___ Provided information ___

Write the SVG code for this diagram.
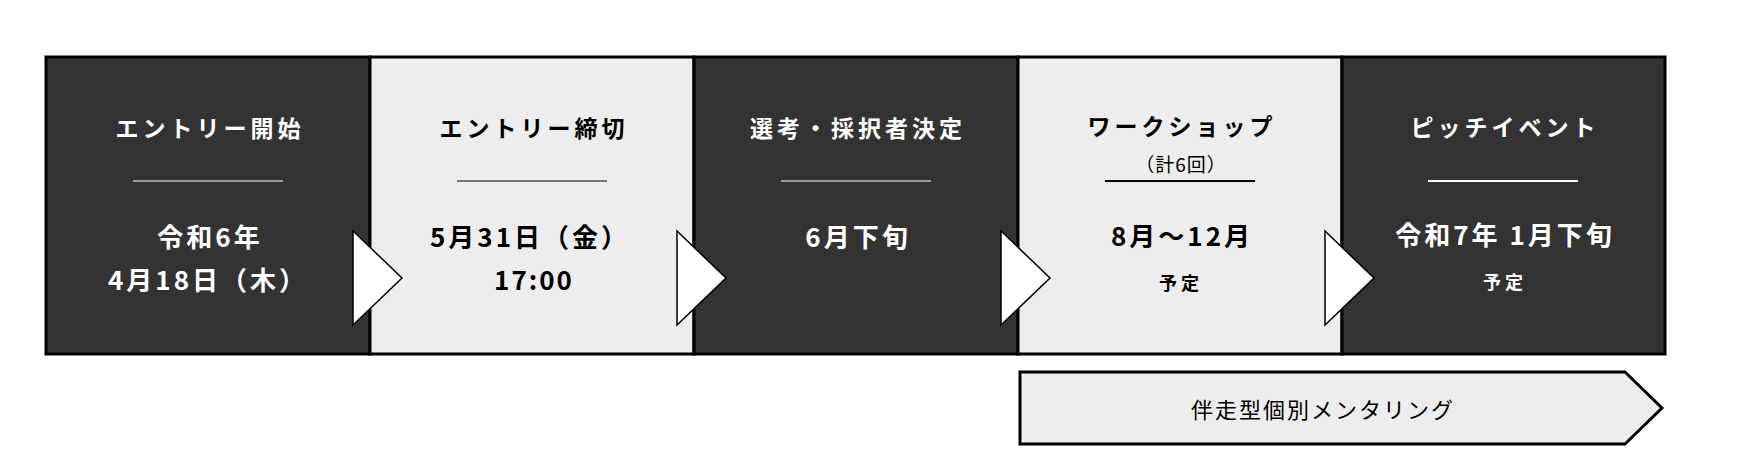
<svg xmlns="http://www.w3.org/2000/svg" width="1740" height="464" viewBox="0 0 1740 464">
<style>
.dark{fill:#333333;stroke:#000;stroke-width:3}
.light{fill:#EDEDED;stroke:#000;stroke-width:3}
text{font-family:"Noto Sans CJK JP","Noto Sans",sans-serif;font-weight:bold;text-anchor:middle;dominant-baseline:central}
.t{font-size:23px;letter-spacing:4px}
.d{font-size:26px;letter-spacing:3px}
.s{font-size:18px;letter-spacing:4px}
.c{font-size:19px;letter-spacing:1px;font-weight:normal}
.w{fill:#fff}
.b{fill:#000}
.arrow{fill:#fff;stroke:#000;stroke-width:1.5}
.m{font-size:22px;letter-spacing:2px;font-weight:normal}
</style>
<rect x="0" y="0" width="1740" height="464" fill="#fff"/>
<g id="entry-start">
<rect class="dark" x="46" y="57" width="324" height="297"/>
<text class="t w" x="210" y="127">エントリー開始</text>
<line x1="133" y1="181" x2="283" y2="181" stroke="#fff" stroke-width="1"/>
<text class="d w" x="210" y="235">令和6年</text>
<text class="d w" x="208" y="278">4月18日（木）</text>
</g>
<g id="entry-deadline">
<rect class="light" x="370" y="57" width="324" height="297"/>
<text class="t b" x="534" y="127">エントリー締切</text>
<line x1="457" y1="181" x2="607" y2="181" stroke="#000" stroke-width="1"/>
<text class="d b" x="530" y="235">5月31日（金）</text>
<text class="d b" x="534" y="278" style="letter-spacing:2px">17:00</text>
</g>
<g id="selection">
<rect class="dark" x="694" y="57" width="324" height="297"/>
<text class="t w" x="858" y="127">選考・採択者決定</text>
<line x1="781" y1="181" x2="931" y2="181" stroke="#fff" stroke-width="1"/>
<text class="d w" x="858" y="235">6月下旬</text>
</g>
<g id="workshop">
<rect class="light" x="1018" y="57" width="324" height="297"/>
<text class="t b" x="1182" y="125">ワークショップ</text>
<text class="c b" x="1181" y="163">（計6回）</text>
<line x1="1105" y1="181" x2="1255" y2="181" stroke="#000" stroke-width="2"/>
<text class="d b" x="1182" y="234">8月～12月</text>
<text class="s b" x="1181" y="282">予定</text>
</g>
<g id="pitch-event">
<rect class="dark" x="1342" y="57" width="323" height="297"/>
<text class="t w" x="1505" y="126">ピッチイベント</text>
<line x1="1428" y1="181" x2="1578" y2="181" stroke="#fff" stroke-width="2"/>
<text class="d w" x="1505" y="233">令和7年 1月下旬</text>
<text class="s w" x="1505" y="281">予定</text>
</g>
<g id="connectors">
<polygon class="arrow" points="353,231 402,278 353,325"/>
<polygon class="arrow" points="677,231 726,278 677,325"/>
<polygon class="arrow" points="1001,231 1050,278 1001,325"/>
<polygon class="arrow" points="1325,231 1374,278 1325,325"/>
</g>
<g id="mentoring">
<polygon class="light" points="1020,372 1625,372 1662,408 1625,444 1020,444"/>
<text class="m b" x="1323" y="408">伴走型個別メンタリング</text>
</g>
</svg>
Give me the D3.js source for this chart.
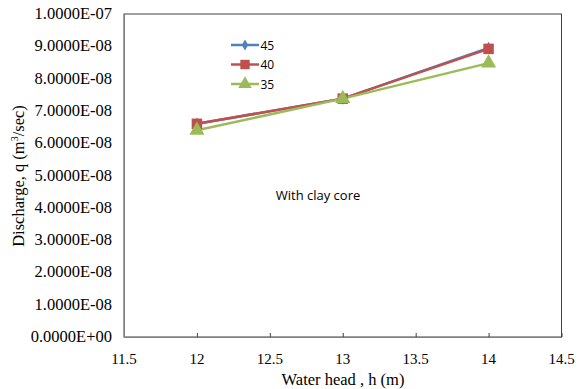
<!DOCTYPE html>
<html><head><meta charset="utf-8">
<script src="https://cdn.jsdelivr.net/npm/d3@7"></script>
<style>body{margin:0;background:#fff}svg{display:block}</style>
</head><body>
<svg id="c" width="579" height="389"></svg>
<script>
const heads = [12, 13, 14];
const s45 = [6.6e-8, 7.38e-8, 8.95e-8];
const s40 = [6.6e-8, 7.38e-8, 8.92e-8];
const s35 = [6.4e-8, 7.38e-8, 8.48e-8];
const seriesNames = ["45", "40", "35"];
const xTicks = [11.5, 12, 12.5, 13, 13.5, 14, 14.5];
const yTicks = d3.range(0, 11).map(i => i * 1e-8);

const series = [
  {name: seriesNames[0], values: s45, color: "#4F81BD", shape: "diamond"},
  {name: seriesNames[1], values: s40, color: "#C0504D", shape: "square"},
  {name: seriesNames[2], values: s35, color: "#9BBB59", shape: "triangle"}
];

const svg = d3.select("#c");
const L = 124, R = 561.5, T = 14, B = 337;
const x = d3.scaleLinear().domain([11.5, 14.5]).range([L, R]);
const y = d3.scaleLinear().domain([0, 1e-7]).range([B, T]);

svg.append("rect").attr("x", L).attr("y", T).attr("width", R - L).attr("height", B - T)
  .attr("fill", "none").attr("stroke", "#404040").attr("stroke-width", 1);

const xa = svg.append("g").attr("transform", `translate(0,${B})`)
  .call(d3.axisBottom(x).tickValues(xTicks).tickSizeInner(-4).tickSizeOuter(0).tickFormat(""));
xa.select(".domain").attr("stroke", "#808080");
xa.selectAll(".tick line").attr("stroke", "#404040");

const ya = svg.append("g").attr("transform", `translate(${L},0)`)
  .call(d3.axisLeft(y).tickValues(yTicks).tickSize(0).tickFormat(""));
ya.select(".domain").attr("stroke", "#808080");

const fmtY = d => {
  const e = d3.format(".4e")(d);
  let [m, ex] = e.split("e");
  let sign = ex[0] === "-" ? "-" : "+";
  return m + "E" + sign + String(Math.abs(+ex)).padStart(2, "0");
};

const serif = "Liberation Serif";
svg.append("g").selectAll("text").data(xTicks).enter().append("text")
  .attr("x", d => x(d)).attr("y", B + 27).attr("text-anchor", "middle")
  .attr("font-family", serif).attr("font-size", 15)
  .text(d => String(d));
svg.append("g").selectAll("text").data(yTicks).enter().append("text")
  .attr("x", L - 12).attr("y", d => y(d) + 5).attr("text-anchor", "end")
  .attr("font-family", serif).attr("font-size", 16.5)
  .text(fmtY);

svg.append("text").attr("x", 343).attr("y", 385).attr("text-anchor", "middle")
  .attr("font-family", serif).attr("font-size", 16.5).text("Water head , h (m)");
const yt = svg.append("text").attr("transform", `translate(24,176) rotate(-90)`)
  .attr("text-anchor", "middle").attr("font-family", serif).attr("font-size", 16.5);
yt.append("tspan").text("Discharge, q (m");
yt.append("tspan").attr("font-size", 10).attr("dy", -6).text("3");
yt.append("tspan").attr("dy", 6).text("/sec)");

const line = d3.line().x((d, i) => x(heads[i])).y(d => y(d));
const symType = {diamond: d3.symbolDiamond, square: d3.symbolSquare, triangle: d3.symbolTriangle};
const symSize = {diamond: 45, square: 110, triangle: 100};

series.forEach(s => {
  svg.append("path").datum(s.values).attr("d", line).attr("fill", "none")
    .attr("stroke", s.color).attr("stroke-width", 2.5);
});
series.forEach(s => {
  svg.selectAll(null).data(s.values).enter().append("path")
    .attr("transform", (d, i) => `translate(${x(heads[i])},${y(d)})`)
    .attr("d", d3.symbol().type(symType[s.shape]).size(symSize[s.shape]))
    .attr("fill", s.color);
});

const lg = svg.append("g");
series.forEach((s, i) => {
  const ly = 45 + i * 19.5;
  lg.append("line").attr("x1", 231).attr("x2", 259).attr("y1", ly).attr("y2", ly)
    .attr("stroke", s.color).attr("stroke-width", 2.5);
  lg.append("path").attr("transform", `translate(245,${ly})`)
    .attr("d", d3.symbol().type(symType[s.shape]).size(symSize[s.shape] * 0.8)).attr("fill", s.color);
  lg.append("text").attr("x", 260.5).attr("y", ly + 4.5).attr("font-family", "Open Sans")
    .attr("font-size", 12).text(s.name);
});

svg.append("text").attr("x", 318).attr("y", 200).attr("text-anchor", "middle")
  .attr("font-family", "Open Sans").attr("font-size", 13).text("With clay core");
</script>
</body></html>
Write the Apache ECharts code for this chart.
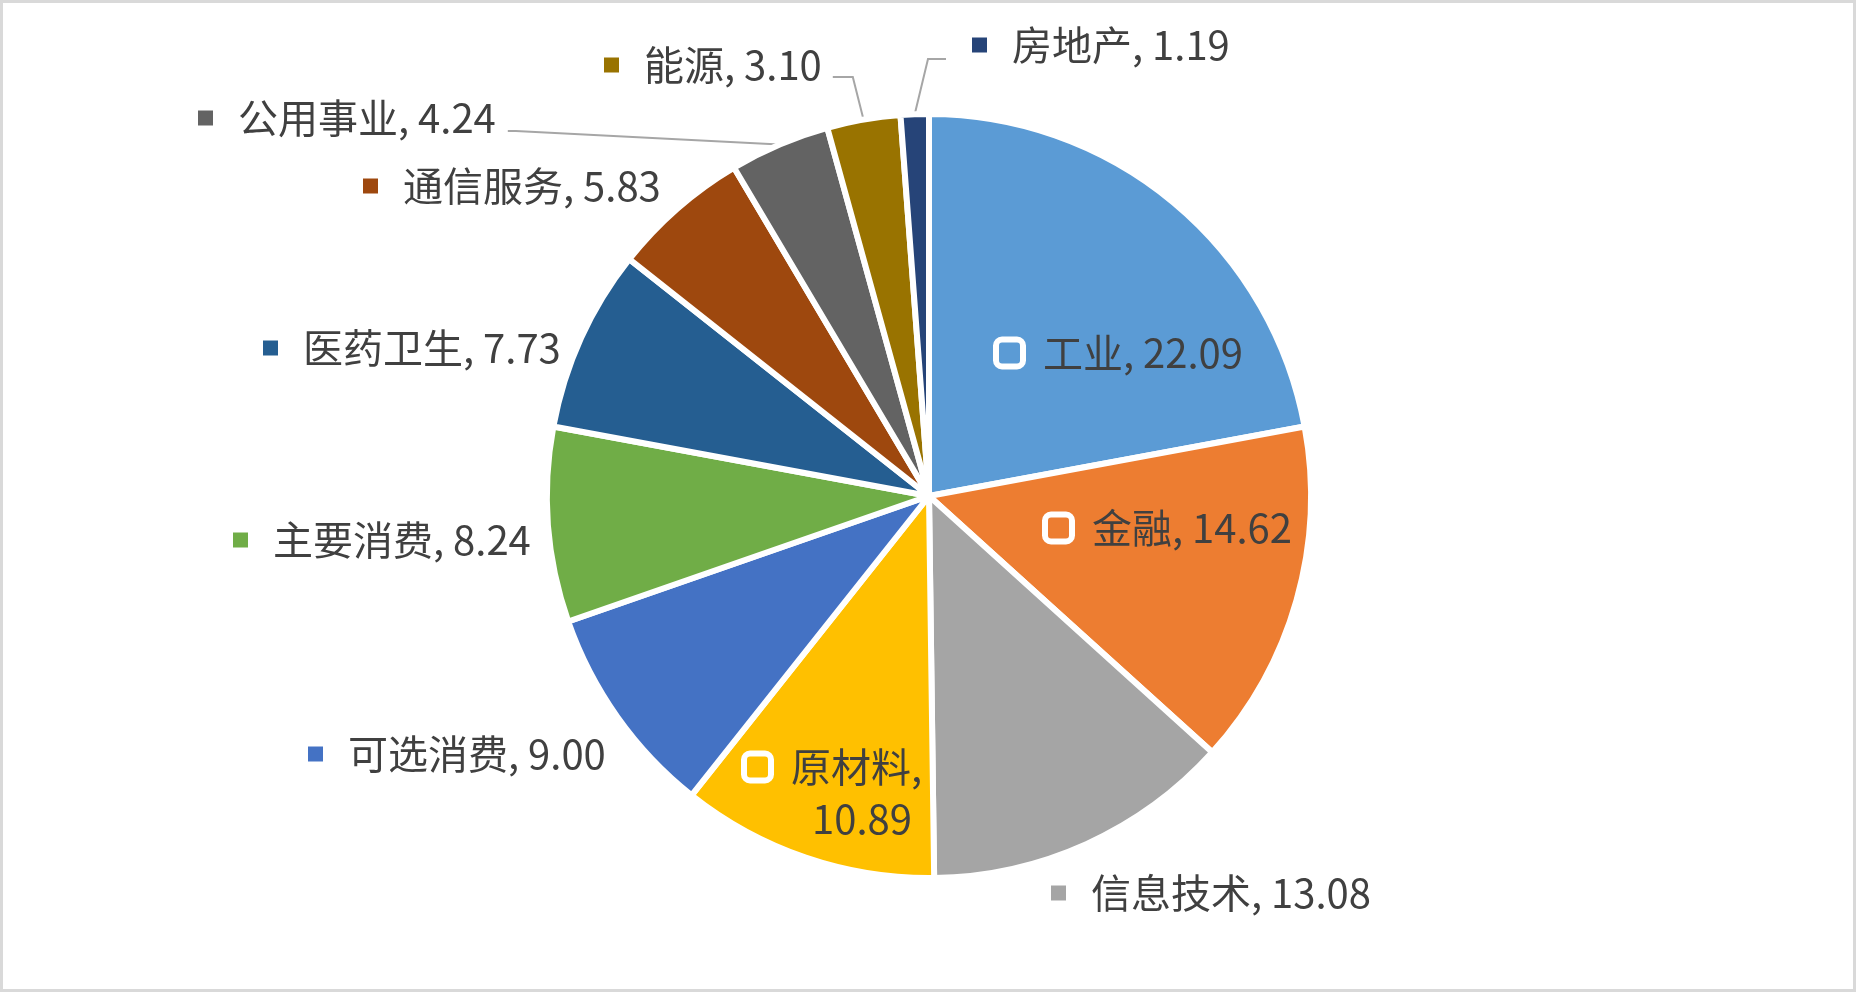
<!DOCTYPE html>
<html>
<head>
<meta charset="utf-8">
<script src="https://cdn.jsdelivr.net/npm/echarts@6/dist/echarts.min.js"></script>
<style>
html,body{margin:0;padding:0;background:#ffffff;}
#chart{position:absolute;left:0;top:0;width:1856px;height:992px;}
#frame{position:absolute;left:0;top:0;width:1856px;height:992px;box-sizing:border-box;border:3px solid #D9D9D9;pointer-events:none;}
</style>
</head>
<body>
<div id="chart"></div>
<div id="frame"></div>
<script>
// ---- data ----
const categories = ['工业', '金融', '信息技术', '原材料', '可选消费', '主要消费', '医药卫生', '通信服务', '公用事业', '能源', '房地产'];
const values = [22.09, 14.62, 13.08, 10.89, 9.00, 8.24, 7.73, 5.83, 4.24, 3.10, 1.19];

// ---- styles / layout (kept apart from the data) ----
const colors = ['#5B9BD5', '#ED7D31', '#A5A5A5', '#FFC000', '#4472C4', '#70AD47', '#255E91', '#9E480E', '#636363', '#997300', '#264478'];
const insideLabels = ['工业', '金融', '原材料'];
const wrappedLabels = ['原材料'];
const labelSpots = [[999, 353], [1048, 528], [1051, 893], [747, 793], [308, 754], [233, 540], [263, 348], [363, 186], [198, 118], [604, 65], [972, 45]];
const leaderShape = {
  '公用事业': { side: 'right', gap: 12, run: 8, dy: 13 },
  '能源': { side: 'right', gap: 11, run: 20, dy: 12 },
  '房地产': { side: 'left', gap: 26, run: 18, dy: 14 }
};
const FONT = "'Noto Sans CJK SC', 'Noto Sans', sans-serif";
const TEXT_COLOR = '#404040';

function labelFor(i) {
  const name = categories[i];
  const inside = insideLabels.includes(name);
  const val = values[i].toFixed(2);
  const key = inside
    ? { width: 21, height: 21, backgroundColor: colors[i], borderColor: '#ffffff', borderWidth: 6, borderRadius: 3 }
    : { width: 15, height: 15, backgroundColor: colors[i] };
  const text = wrappedLabels.includes(name)
    ? '{k|}{sp|}{t|' + name + ',}\n{sp2|}{t|' + val + '}'
    : '{k|}{sp|}{t|' + name + ', ' + val + '}';
  return {
    show: true,
    position: inside ? 'inside' : 'outside',
    overflow: 'none',
    formatter: text,
    rich: {
      k: key,
      sp: { width: inside ? 23 : 25 },
      sp2: { width: 65 },
      t: { fontSize: 40, lineHeight: 52, color: TEXT_COLOR, fontFamily: FONT }
    }
  };
}

const seriesData = categories.map(function (name, i) {
  return {
    name: name,
    value: values[i],
    itemStyle: { color: colors[i] },
    label: labelFor(i),
    labelLine: { show: !!leaderShape[name] }
  };
});

const chart = echarts.init(document.getElementById('chart'), null, { renderer: 'canvas' });
chart.setOption({
  animation: false,
  backgroundColor: '#ffffff',
  series: [{
    type: 'pie',
    center: [929, 496],
    radius: 382,
    startAngle: 90,
    clockwise: true,
    avoidLabelOverlap: false,
    emphasis: { disabled: true },
    itemStyle: { borderColor: '#ffffff', borderWidth: 6 },
    label: { show: true, fontFamily: FONT, color: TEXT_COLOR },
    labelLine: { show: false, length: 20, length2: 10, lineStyle: { color: '#A6A6A6', width: 2 } },
    labelLayout: function (p) {
      const i = p.dataIndex;
      const x = labelSpots[i][0], y = labelSpots[i][1];
      const out = { x: x, y: y, align: 'left', verticalAlign: 'middle' };
      const shape = leaderShape[categories[i]];
      if (shape && p.labelLinePoints) {
        const start = p.labelLinePoints[0];
        let end, bend;
        if (shape.side === 'left') {
          end = [x - shape.gap, y + shape.dy];
          bend = [end[0] - shape.run, y + shape.dy];
        } else {
          const right = x + p.labelRect.width;
          end = [right + shape.gap, y + shape.dy];
          bend = [end[0] + shape.run, y + shape.dy];
        }
        out.labelLinePoints = [start, bend, end];
      }
      return out;
    },
    data: seriesData
  }]
});
</script>
</body>
</html>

___

Task prompt:
Above are records; repeat only the lines from the line with "Write the Apache ECharts code for this chart." through the line with "4.24, 3.10, 1.19];", and leave pictures out.

Answer for this exercise:
Write the Apache ECharts code for this chart.
<!DOCTYPE html>
<html>
<head>
<meta charset="utf-8">
<script src="https://cdn.jsdelivr.net/npm/echarts@6/dist/echarts.min.js"></script>
<style>
html,body{margin:0;padding:0;background:#ffffff;}
#chart{position:absolute;left:0;top:0;width:1856px;height:992px;}
#frame{position:absolute;left:0;top:0;width:1856px;height:992px;box-sizing:border-box;border:3px solid #D9D9D9;pointer-events:none;}
</style>
</head>
<body>
<div id="chart"></div>
<div id="frame"></div>
<script>
// ---- data ----
const categories = ['工业', '金融', '信息技术', '原材料', '可选消费', '主要消费', '医药卫生', '通信服务', '公用事业', '能源', '房地产'];
const values = [22.09, 14.62, 13.08, 10.89, 9.00, 8.24, 7.73, 5.83, 4.24, 3.10, 1.19];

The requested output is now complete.